Mephisto, „Der Geist, der stets verneint“, schmarotzt an Fausts Themenmaterial und pervertiert dieses, psychologisch verkörpert er Fausts „Alter Ego“. Als „diabolus in musica“ geistert er nicht nur mit seinen übermäßigen Quarten (Tritoni) durch die Partitur und mischt diese gehörig auf. Häufig hat sich Liszt in seinen Kompositionen der Mephisto-Figur zugewandt, in den Episoden aus „Lenaus Faust“ oder den populären Mephisto Walzern für Klavier Solo; das Diabolische übt(e) eine große Faszination aus.
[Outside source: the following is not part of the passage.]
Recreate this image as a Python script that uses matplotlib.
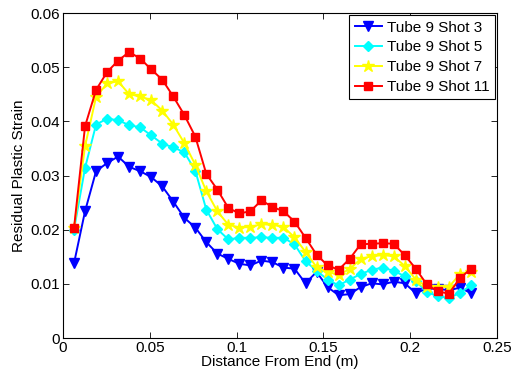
import numpy as np
import matplotlib
matplotlib.use("Agg")
import matplotlib.pyplot as plt

plt.rcParams['font.family'] = ['Liberation Sans', 'DejaVu Sans']
plt.rcParams['font.size'] = 11

# measurement positions: every 1/4 inch from the end
x = np.arange(1, 38) * 0.00635

shot3 = [0.0138, 0.0234, 0.0308, 0.0323, 0.0335, 0.0316, 0.0308, 0.0297, 0.0280, 0.0252,
         0.0222, 0.0204, 0.0177, 0.0156, 0.0146, 0.0137, 0.0134, 0.0143, 0.0140, 0.0130,
         0.0128, 0.0101, 0.0122, 0.0094, 0.0079, 0.0081, 0.0094, 0.0101, 0.0099, 0.0104,
         0.0101, 0.0083, 0.0091, 0.0091, 0.0088, 0.0093, 0.0083]
shot5 = [0.0200, 0.0314, 0.0394, 0.0405, 0.0402, 0.0393, 0.0389, 0.0374, 0.0359, 0.0352,
         0.0343, 0.0309, 0.0237, 0.0201, 0.0182, 0.0185, 0.0185, 0.0186, 0.0185, 0.0185,
         0.0173, 0.0142, 0.0124, 0.0108, 0.0097, 0.0108, 0.0118, 0.0126, 0.0130, 0.0124,
         0.0114, 0.0105, 0.0085, 0.0077, 0.0074, 0.0083, 0.0097]
shot7 = [0.0203, 0.0354, 0.0445, 0.0470, 0.0474, 0.0450, 0.0446, 0.0439, 0.0420, 0.0394,
         0.0360, 0.0320, 0.0271, 0.0234, 0.0209, 0.0204, 0.0205, 0.0210, 0.0209, 0.0205,
         0.0186, 0.0159, 0.0131, 0.0122, 0.0117, 0.0127, 0.0146, 0.0151, 0.0153, 0.0151,
         0.0133, 0.0108, 0.0095, 0.0095, 0.0094, 0.0118, 0.0122]
shot11 = [0.0203, 0.0391, 0.0458, 0.0491, 0.0512, 0.0528, 0.0516, 0.0496, 0.0477, 0.0446,
          0.0412, 0.0372, 0.0303, 0.0274, 0.0240, 0.0230, 0.0234, 0.0254, 0.0242, 0.0234,
          0.0215, 0.0185, 0.0154, 0.0134, 0.0126, 0.0146, 0.0173, 0.0174, 0.0175, 0.0174,
          0.0153, 0.0128, 0.0099, 0.0086, 0.0082, 0.0110, 0.0128]

labels = ['Tube 9 Shot 3', 'Tube 9 Shot 5', 'Tube 9 Shot 7', 'Tube 9 Shot 11']
xticks = [0, 0.05, 0.1, 0.15, 0.2, 0.25]
xticklabels = ['0', '0.05', '0.1', '0.15', '0.2', '0.25']
yticks = [0, 0.01, 0.02, 0.03, 0.04, 0.05, 0.06]
yticklabels = ['0', '0.01', '0.02', '0.03', '0.04', '0.05', '0.06']

fig = plt.figure(figsize=(5.13, 3.78), dpi=100)
ax = fig.add_axes([0.1228, 0.1058, 0.846, 0.8598])

styles = [('#0000ff', 'v', 7), ('#00ffff', 'D', 5.5), ('#ffff00', '*', 9), ('#ff0000', 's', 5.5)]
for y, lab, (c, m, ms) in zip([shot3, shot5, shot7, shot11], labels, styles):
    ax.plot(x, y, color=c, marker=m, markersize=ms, markerfacecolor=c,
            markeredgecolor=c, linewidth=1.4, label=lab)

ax.set_xlim(0, 0.25)
ax.set_ylim(0, 0.06)
ax.set_xticks(xticks)
ax.set_xticklabels(xticklabels)
ax.set_yticks(yticks)
ax.set_yticklabels(yticklabels)
ax.tick_params(direction='in', top=True, right=True, length=4, width=0.6, pad=2)
for s in ax.spines.values():
    s.set_linewidth(0.8)

ax.set_xlabel('Distance From End (m)', labelpad=0)
ax.set_ylabel('Residual Plastic Strain', labelpad=3)

leg = ax.legend(loc='upper right', fancybox=False, framealpha=1, edgecolor='black',
                handlelength=1.8, borderaxespad=0.15, labelspacing=0.38,
                handletextpad=0.3, borderpad=0.35, fontsize=11)
leg.get_frame().set_linewidth(0.8)

fig.savefig('out.png', dpi=100)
Allegro vivace, ironico, - der Satz ist geprägt von zerklüfteten Motiven, Intervallsprüngen, vertrackten Rhythmen, Dissonanzen. Fratzenhaft gerieren sich die thematischen Transformationen, gipfeln in einer Fuge. Rizzi Brignoli entfesselt ein Feuerwerk an orchestraler Brillanz, tänzerisch und energiegeladen. Von Pauke und Becken gewichtig bereichert, peitscht er die „Teuflischen Einflüsterungen“ in packenden Steigerungen voran. Himmlisch der Einbruch der Gretchen-Sphäre mit dem zarten Oboenthema. Die erlösende Apotheose gipfelt im Chorus Mysticus, von den Chor-Herren homogen und stimmgewaltig dargeboten. Christopher Diffeys Tenor überstrahlt emphatisch und klangschön die Schluss-Szene: „Alles Vergängliche ist nur ein Gleichnis, das Unzulängliche, hier wird’s Ereignis, das Unbeschreibliche, hier ist’s getan“ und in strahlend-hymnischer Verklärung hallen auf ewig Goethes Schluss-Verse: „Das Ewig-Weibliche zieht uns hinan“.
Große Begeisterung, Jubel für ein ganz besonderes Konzert.